Feep! » Blog » Post

wget does WARC

In my previous post, I talked about crawling the web and mentioned that I planned to start with the ability to download a list of URLs and write them to a WARC file. At the time, I was imagining that I’d have to write some code to do this, but while I was doing some research I discovered that wget added some basic support for WARC output a few years ago.

Using it is pretty straightforward; just add --warc-file=$myfile to the flags and it will create a $myfile.warc.gz containing every request/response, plus some metadata like the flags that were used and logs from wget. However, this already has some pitfalls:

The WARC file will be overwritten if it exists. I use --warc-file="$myfile-$(date +'%F_%H-%M-%S')" to avoid clobbering existing files.
wget will also continue writing whatever other output files it would have written. Passing -O /dev/null suppresses this, leaving just the WARC.

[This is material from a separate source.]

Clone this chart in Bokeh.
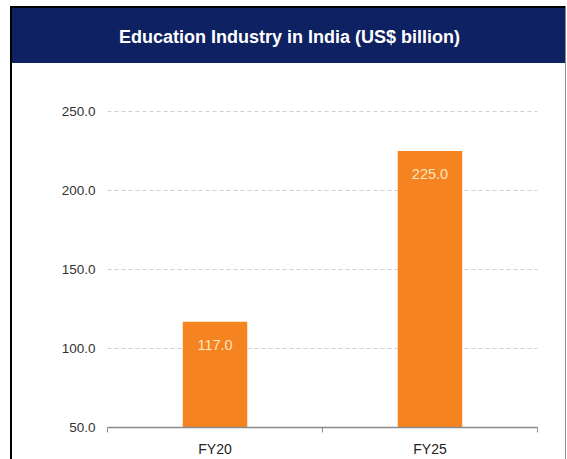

To simplify this, I wrote a wrapper script called wget-warc:

#!/bin/bash
# USAGE: wget-warc <warc file prefix> <wget args>...

set -eu -o pipefail

warcprefix="$1"
shift

wget -O /dev/null --warc-file="$warcprefix-$(date +'%F_%H-%M-%S')" --warc-cdx --no-verbose "$@"

I also have a somewhat hacky script, wget-warc-ifnew, which (somewhat hackily) adds support for downloading URLs only once:

#!/bin/bash
# Takes the list of URLS to download on stdin, and passes to wget only the ones that aren't already downloaded
# USAGE: wget-warc-ifnew <warc file prefix> <wget args>...

set -eu -o pipefail

warcprefix="$1"
shift

(
	if compgen -G "$warcprefix*.cdx" >/dev/null; then
		export LC_ALL=C
		# NOTE: this assumes the first field of the CDX is the URL; wget happens to hard-code this so it works.
		comm -13 \
			<(cut -d' ' -f1 "$warcprefix"*.cdx | sort -u) \
			<(sort -u)
	else
		cat
	fi
) | "$(dirname "$0")"/wget-warc "$warcprefix" --input-file=- "$@"

With these scripts, I’ve completed step 1 of my crawling roadmap, and moved my favicon processing over to using WARC files. I think I’ll also use them for step 2 (crawling a few hand-picked site), but I’m going to have to replace wget with something more robust before doing general web crawling. The problem is that it has a number of limitations for this use-case:

It can’t limit the downloaded size of a file, so if I accidentally include a large download in the crawl it’ll save the whole thing.
It doesn’t have any way to limit access or otherwise prevent Server-Side Request Forgery-type attacks, so it could be induced to crawl my local network. I don’t think there’s anything in my house that’s prone to security issues from GET requests, but at a minimum it’d be annoying and confusing if http://127.0.0.1:8080 appeared in my search results because I crawled it by mistake.
It doesn’t have the smarts I’d like for dynamic rate limiting and giving up on hosts that seem to be down; it’ll just carry on down its list of URLs regardless, which isn’t very polite and is likely to get my bot banned.

As a result, I’m probably going to end up writing a custom downloader anyway; but wget was very easy to get started with, and it’s is a good first step that should carry me through the prototyping phase without having had to do too much work to get it set up.